#### [Data for the task]

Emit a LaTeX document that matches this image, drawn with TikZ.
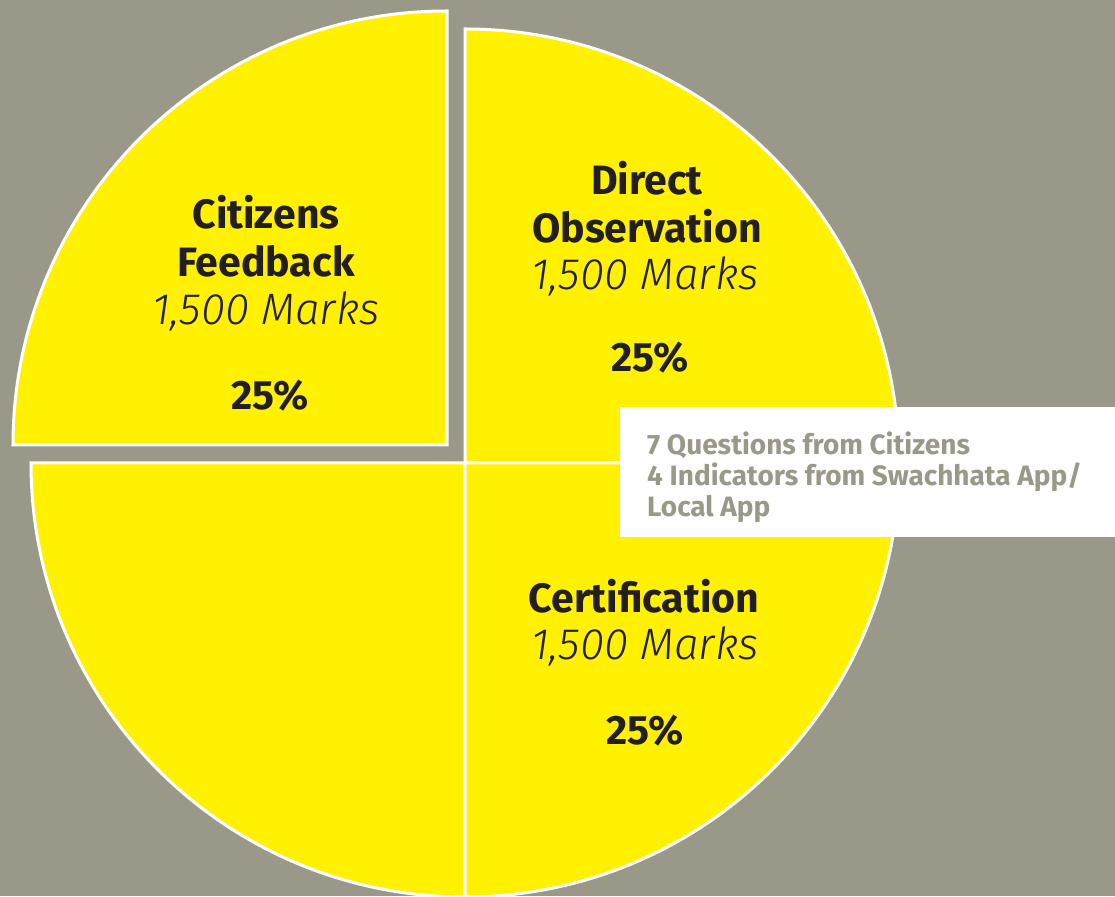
\documentclass[tikz,border=0pt]{standalone}
\usepackage{fontspec}
\setmainfont{Fira Sans}
\newfontfamily\marksfont{Fira Sans Light Italic}
\definecolor{bggrey}{HTML}{9A9989}
\definecolor{pieyellow}{HTML}{FFF100}
\definecolor{inkdark}{HTML}{231F20}
\tikzset{
  wedge/.style={fill=pieyellow, draw=white, line width=3pt},
  head/.style={text=inkdark, font=\fontsize{41}{48}\selectfont\bfseries, align=center, anchor=base, inner sep=0pt},
  marks/.style={text=inkdark, font=\fontsize{44}{48}\marksfont, anchor=base, inner sep=0pt},
  pct/.style={text=inkdark, font=\fontsize{41}{48}\selectfont\bfseries, anchor=base, inner sep=0pt},
  note/.style={text=bggrey, font=\fontsize{28}{31}\selectfont\bfseries, align=left, anchor=base west, inner sep=0pt}
}
\begin{document}
\begin{tikzpicture}[x=1pt,y=1pt]
      \fill[bggrey] (0,0) rectangle (1115,896);
      \useasboundingbox (0,0) rectangle (1115,896);
      \begin{scope}
        \clip (0,0) rectangle (1115,896);
        \draw[wedge] (447,451) -- (13,451) arc[start angle=180, end angle=90, radius=434] -- cycle;
        \draw[wedge] (465,433) -- (465,867) arc[start angle=90, end angle=0, radius=434] -- cycle;
        \draw[wedge] (465,433) -- (465,-1) arc[start angle=270, end angle=180, radius=434] -- cycle;
        \draw[wedge] (465,433) -- (899,433) arc[start angle=0, end angle=-90, radius=434] -- cycle;
      \end{scope}
      \node[head] (cfTitle) at (266,619) {Citizens\\Feedback};
      \node[marks] (cfMarks) at (266,571) {1,500 Marks};
      \node[pct] (cfPct) at (270,486) {25\%};
      \node[head] (doTitle) at (647,653) {Direct\\Observation};
      \node[marks] (doMarks) at (645,606) {1,500 Marks};
      \node[pct] (doPct) at (650,524) {25\%};
      \node[head] (ceTitle) at (644,283) {Certification};
      \node[marks] (ceMarks) at (645,236) {1,500 Marks};
      \node[pct] (cePct) at (645,151) {25\%};
      \fill[white] (620,359) rectangle (1115,489);
      \node[note] (cfNote) at (647,379) {7 Questions from Citizens\\4 Indicators from Swachhata App/\\Local App};
    \end{tikzpicture}
\end{document}
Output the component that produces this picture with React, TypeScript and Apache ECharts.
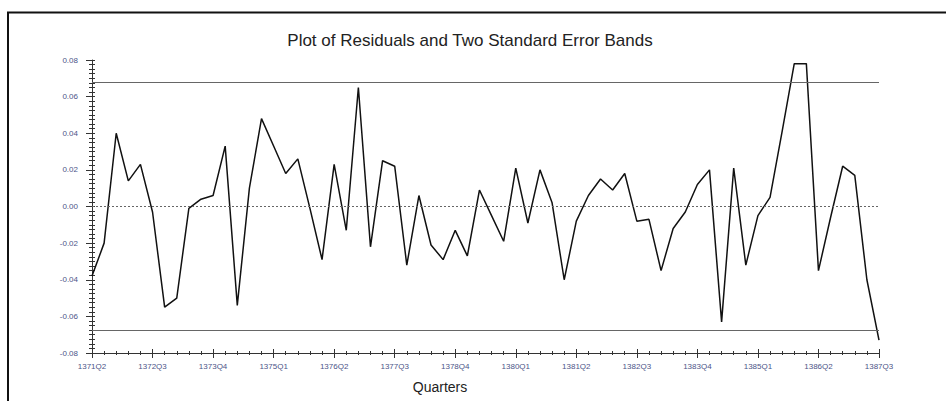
import React, { useEffect, useRef } from "react";
import * as echarts from "echarts";

const quarters: string[] = [
  "1371Q2", "1371Q3", "1371Q4", "1372Q1", "1372Q2", "1372Q3", "1372Q4",
  "1373Q1", "1373Q2", "1373Q3", "1373Q4", "1374Q1", "1374Q2", "1374Q3", "1374Q4",
  "1375Q1", "1375Q2", "1375Q3", "1375Q4", "1376Q1", "1376Q2", "1376Q3", "1376Q4",
  "1377Q1", "1377Q2", "1377Q3", "1377Q4", "1378Q1", "1378Q2", "1378Q3", "1378Q4",
  "1379Q1", "1379Q2", "1379Q3", "1379Q4", "1380Q1", "1380Q2", "1380Q3", "1380Q4",
  "1381Q1", "1381Q2", "1381Q3", "1381Q4", "1382Q1", "1382Q2", "1382Q3", "1382Q4",
  "1383Q1", "1383Q2", "1383Q3", "1383Q4", "1384Q1", "1384Q2", "1384Q3", "1384Q4",
  "1385Q1", "1385Q2", "1385Q3", "1385Q4", "1386Q1", "1386Q2", "1386Q3", "1386Q4",
  "1387Q1", "1387Q2", "1387Q3",
];

const residuals: number[] = [
  -0.038, -0.020, 0.040, 0.014, 0.023, -0.003, -0.055, -0.050, -0.001, 0.004,
  0.006, 0.033, -0.054, 0.010, 0.048, 0.033, 0.018, 0.026, -0.001, -0.029,
  0.023, -0.013, 0.065, -0.022, 0.025, 0.022, -0.032, 0.006, -0.021, -0.029,
  -0.013, -0.027, 0.009, -0.005, -0.019, 0.021, -0.009, 0.020, 0.002, -0.040,
  -0.008, 0.006, 0.015, 0.009, 0.018, -0.008, -0.007, -0.035, -0.012, -0.003,
  0.012, 0.020, -0.063, 0.021, -0.032, -0.005, 0.005, 0.041, 0.078, 0.078,
  -0.035, -0.006, 0.022, 0.017, -0.040, -0.073,
];

const bandUpper = 0.0676;
const bandLower = -0.0676;
const yMin = -0.08;
const yMax = 0.08;
const yStep = 0.02;

const labelColor = "#4c5488";
const axisColor = "#333";
const font = "Liberation Sans, Arial, sans-serif";

export default function App() {
  const ref = useRef<HTMLDivElement>(null);
  useEffect(() => {
    if (!ref.current) return;
    const chart = echarts.init(ref.current, undefined, { renderer: "svg" });
    const baseX = {
      type: "category" as const,
      data: quarters,
      boundaryGap: false,
      position: "bottom" as const,
      axisLabel: { show: false },
      axisLine: { show: false, onZero: false },
      splitLine: { show: false },
    };
    const baseY = {
      type: "value" as const,
      min: yMin,
      max: yMax,
      interval: yStep,
      position: "left" as const,
      axisLabel: { show: false },
      axisLine: { show: false, onZero: false },
      splitLine: { show: false },
    };
    chart.setOption({
      animation: false,
      backgroundColor: "#fff",
      title: {
        text: "Plot of Residuals and Two Standard Error Bands",
        left: 465,
        textAlign: "center",
        top: 27,
        textStyle: {
          fontFamily: font,
          fontSize: 17,
          fontWeight: "normal",
          color: "#222",
        },
      },
      grid: { left: 92, right: 67, top: 60, bottom: 48, containLabel: false },
      xAxis: [
        {
          ...baseX,
          axisLine: { show: true, onZero: false, lineStyle: { color: axisColor, width: 1 } },
          axisLabel: {
            show: true,
            interval: 4,
            color: labelColor,
            fontSize: 8,
            fontFamily: font,
            margin: 9,
          },
          axisTick: { show: true, interval: 4, length: 5, lineStyle: { color: axisColor } },
        },
        {
          ...baseX,
          axisTick: { show: true, interval: 4, inside: true, length: 4, lineStyle: { color: axisColor } },
        },
        {
          ...baseX,
          axisTick: { show: true, interval: 0, length: 2, lineStyle: { color: axisColor } },
        },
        {
          ...baseX,
          axisTick: { show: true, interval: 0, inside: true, length: 2, lineStyle: { color: axisColor } },
        },
      ],
      yAxis: [
        {
          ...baseY,
          axisLine: { show: true, onZero: false, lineStyle: { color: axisColor, width: 1 } },
          axisLabel: {
            show: true,
            color: labelColor,
            fontSize: 8,
            fontFamily: font,
            margin: 14,
            formatter: (v: number) => v.toFixed(2),
          },
          axisTick: { show: true, length: 6, lineStyle: { color: axisColor } },
          minorTick: { show: true, splitNumber: 8, length: 3, lineStyle: { color: axisColor, width: 1 } },
        },
        {
          ...baseY,
          axisTick: { show: true, inside: true, length: 3, lineStyle: { color: axisColor } },
          minorTick: { show: true, splitNumber: 8, length: 3, lineStyle: { color: axisColor, width: 1 } },
        },
      ],
      series: [
        {
          type: "line",
          xAxisIndex: 0,
          yAxisIndex: 0,
          data: residuals,
          showSymbol: false,
          symbol: "none",
          lineStyle: { color: "#111", width: 1.5 },
          markLine: {
            silent: true,
            precision: 4,
            symbol: ["none", "none"],
            label: { show: false },
            data: [
              { yAxis: bandUpper, lineStyle: { color: "#666", type: "solid", width: 1.2 } },
              { yAxis: bandLower, lineStyle: { color: "#666", type: "solid", width: 1.2 } },
              { yAxis: 0, lineStyle: { color: "#666", type: [2, 2], width: 1 } },
            ],
          },
        },
      ],
      graphic: [
        {
          type: "line",
          shape: { x1: 7, y1: 12.5, x2: 946, y2: 12.5 },
          style: { stroke: "#111", lineWidth: 2 },
        },
        {
          type: "line",
          shape: { x1: 8, y1: 12, x2: 8, y2: 401 },
          style: { stroke: "#111", lineWidth: 2 },
        },
        {
          type: "text",
          x: 440,
          y: 387,
          style: {
            text: "Quarters",
            fontSize: 14,
            fontFamily: font,
            fill: "#222",
            align: "center",
            verticalAlign: "middle",
          },
        },
      ],
    });
    return () => chart.dispose();
  }, []);
  return (
    <div
      ref={ref}
      style={{ position: "fixed", left: 0, top: 0, width: 946, height: 401 }}
    />
  );
}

#### [Task objective]
Both the line containing "Output the component" and the line containing "import * as" belong in the copy, along with every line between them. Reproduce that stretch exactly, without the pictures.

#### [Right answer]
Output the component that produces this picture with React, TypeScript and Apache ECharts.
import React, { useEffect, useRef } from "react";
import * as echarts from "echarts";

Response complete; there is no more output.